There is no prospect of Britain rejoining the EU anytime soon. To that extent Starmer’s intervention is a mere statement of the obvious. Joining the EU is a long process and Britain would not be a credible applicant at the moment. It is by no means obvious that any government that demanded to rejoin could command a majority in a referendum and, without that likelihood, there is no particular reason for Brussels to take Britain seriously. Not that rejoining the EU would mean returning to the relationship from which we just departed. All the valuable opt-outs, such as from the Schengen Area, would no longer apply. There would be the small matter of the single currency to consider. It’s just not plausible at the moment.

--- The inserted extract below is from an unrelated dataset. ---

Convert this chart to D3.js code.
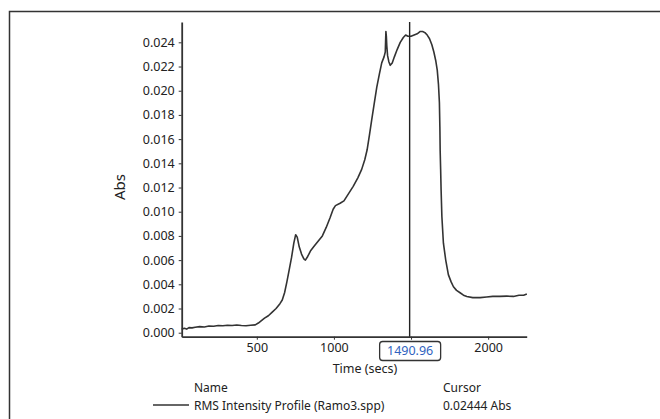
<!DOCTYPE html>
<html>
<head>
<meta charset="utf-8">
<script src="https://cdn.jsdelivr.net/npm/d3@7"></script>
<style>
  body { margin: 0; background: #fff; }
  svg { display: block; font-family: "Noto Sans", "Open Sans", sans-serif; }
  .axis path, .axis line { stroke: #333; }
  .axis text { fill: #222; font-size: 12.5px; font-family: "Noto Sans", sans-serif; }
</style>
</head>
<body>
<div id="chart"></div>
<script>
// RMS intensity profile: [time (s), absorbance]
const times = [13, 30, 45, 60, 80, 100, 130, 160, 190, 220, 250, 280, 310, 340, 370, 400, 430, 460, 490,
  510, 530, 550, 575, 600, 625, 650, 665, 680, 695, 710, 725, 740, 752, 762, 775, 790, 805, 815, 830,
  850, 875, 900, 925, 950, 975, 995, 1010, 1040, 1065, 1095, 1125, 1155, 1180, 1200, 1215, 1230, 1245,
  1262, 1278, 1295, 1310, 1325, 1333, 1337, 1340, 1343, 1348, 1356, 1365, 1378, 1392, 1410, 1430, 1450,
  1465, 1480, 1500, 1520, 1540, 1560, 1575, 1590, 1605, 1620, 1635, 1648, 1660, 1670, 1678, 1684, 1687,
  1689, 1692, 1695, 1700, 1710, 1725, 1742, 1760, 1775, 1795, 1818, 1840, 1862, 1900, 1948, 1990, 2030,
  2077, 2120, 2164, 2200, 2230, 2251];
const absValues = [0.00028, 0.00036, 0.0003, 0.00042, 0.0004, 0.00045, 0.0005, 0.00047, 0.00055, 0.00053,
  0.0006, 0.00057, 0.00062, 0.00059, 0.00064, 0.0006, 0.00057, 0.00062, 0.00065,
  0.0008, 0.001, 0.0012, 0.0014, 0.0017, 0.002, 0.0024, 0.0027, 0.0033, 0.0042, 0.0052, 0.0062, 0.0074,
  0.0081, 0.0079, 0.0071, 0.0065, 0.0061, 0.006, 0.0063, 0.0068, 0.0072, 0.0076, 0.008, 0.0087, 0.0095,
  0.0102, 0.0105, 0.0107, 0.0109, 0.0115, 0.0121, 0.0128, 0.0135, 0.0143, 0.0151, 0.0163, 0.0176, 0.019,
  0.0203, 0.0214, 0.0223, 0.0228, 0.0232, 0.0249, 0.0245, 0.0237, 0.0229, 0.0224, 0.0221, 0.0223, 0.0228,
  0.0234, 0.024, 0.0244, 0.0246, 0.0245, 0.0245, 0.0246, 0.0247, 0.0249, 0.0249, 0.0248, 0.0246, 0.0243,
  0.0238, 0.0232, 0.0225, 0.0217, 0.0205, 0.019, 0.017, 0.015, 0.0135, 0.0118, 0.0096, 0.0074, 0.006,
  0.0048, 0.0042, 0.0038, 0.0035, 0.0033, 0.0031, 0.003, 0.0029, 0.0029, 0.00295, 0.003, 0.003, 0.00302,
  0.003, 0.0031, 0.0031, 0.0032];

const xTicks = [500, 1000, 1500, 2000];
const yTicks = d3.range(0, 0.0241, 0.002);
const cursorTime = 1490.96;
const cursorLabel = "0.02444 Abs";
const seriesName = "RMS Intensity Profile (Ramo3.spp)";

const W = 660, H = 419;
const svg = d3.select("#chart").append("svg").attr("width", W).attr("height", H);

// outer frame (runs off the right and bottom edges)
svg.append("rect")
  .attr("x", 9.5).attr("y", 11.5).attr("width", 700).attr("height", 450)
  .attr("fill", "none").attr("stroke", "#333").attr("stroke-width", 1.5);

const x = d3.scaleLinear().domain([13, 2250]).range([181.7, 526.7]);
const y = d3.scaleLinear().domain([-0.00033, 0.02568]).range([336.7, 22]);

// axes
svg.append("g").attr("class", "axis")
  .attr("transform", `translate(${x.range()[0]},0)`)
  .call(d3.axisLeft(y).tickValues(yTicks).tickFormat(d3.format(".3f")).tickSize(3).tickPadding(4).tickSizeOuter(0))
  .call(g => g.select(".domain").attr("stroke-width", 1.8));

svg.append("g").attr("class", "axis")
  .attr("transform", `translate(0,${y.range()[0]})`)
  .call(d3.axisBottom(x).tickValues(xTicks).tickFormat(d => d === 1500 ? "" : d).tickSize(3).tickPadding(3).tickSizeOuter(0))
  .call(g => g.select(".domain").attr("stroke-width", 1.8));

// curve
const pts = times.map((t, i) => [t, absValues[i]]);
svg.append("path")
  .datum(pts)
  .attr("fill", "none")
  .attr("stroke", "#333")
  .attr("stroke-width", 1.6)
  .attr("stroke-linejoin", "round")
  .attr("d", d3.line().x(d => x(d[0])).y(d => y(d[1])));

// cursor
const cx = x(cursorTime);
svg.append("line")
  .attr("x1", cx).attr("x2", cx).attr("y1", y.range()[1]).attr("y2", y.range()[0])
  .attr("stroke", "#222").attr("stroke-width", 1.4);

svg.append("rect")
  .attr("x", cx - 30).attr("y", 341.5).attr("width", 61).attr("height", 19)
  .attr("rx", 3).attr("fill", "#fff").attr("stroke", "#333").attr("stroke-width", 1.3);
svg.append("text")
  .attr("x", cx + 0.5).attr("y", 351).attr("dy", "0.35em")
  .attr("text-anchor", "middle").attr("fill", "#2f63c0").attr("font-size", 12.5)
  .text(cursorTime.toFixed(2));

// axis titles
svg.append("text")
  .attr("x", 365).attr("y", 369).attr("dy", "0.35em")
  .attr("text-anchor", "middle").attr("fill", "#222").attr("font-size", 12.5)
  .text("Time (secs)");

svg.append("text")
  .attr("transform", "translate(120,187) rotate(-90)")
  .attr("dy", "0.35em")
  .attr("text-anchor", "middle").attr("fill", "#222").attr("font-size", 15)
  .text("Abs");

// legend
const legend = svg.append("g").attr("fill", "#222").attr("font-size", 12);
legend.append("text").attr("x", 194).attr("y", 388).attr("dy", "0.35em").text("Name");
legend.append("text").attr("x", 194).attr("y", 405.5).attr("dy", "0.35em").text(seriesName);
legend.append("text").attr("x", 443).attr("y", 388).attr("dy", "0.35em").text("Cursor");
legend.append("text").attr("x", 443).attr("y", 405.5).attr("dy", "0.35em").text(cursorLabel);
legend.append("line")
  .attr("x1", 153).attr("x2", 189).attr("y1", 405).attr("y2", 405)
  .attr("stroke", "#333").attr("stroke-width", 1.3);
</script>
</body>
</html>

“We have exited the EU and we are not going back,” said Starmer and he’s right. It might seem plausible for a government in the future — of any political colour — to rejoin the European single market or the customs union (if they will have us), though even that would be a protracted process. The British economy would have to slowly be aligned once more with the single market economies, legislation would have to be drafted and passed and then the application process completed.

There is no prospect of going further than this in the foreseeable future. There is no prospect of revived full membership in the political lifetime of anyone active today. The terms on offer would be impossible, even if British public opinion somehow shifted from hostility to neutrality. It would be far better, as Starmer argued, in a phrase that Jacob Rees-Mogg might have used, for Britain to “take advantage of the opportunities of Brexit”. The economically literate Remain voter might rationally retort that the opportunities of Brexit are somewhere between meagre and non-existent. In time this will become apparent and in time Brexit will cease to have any defining power in British politics. In time, but not yet.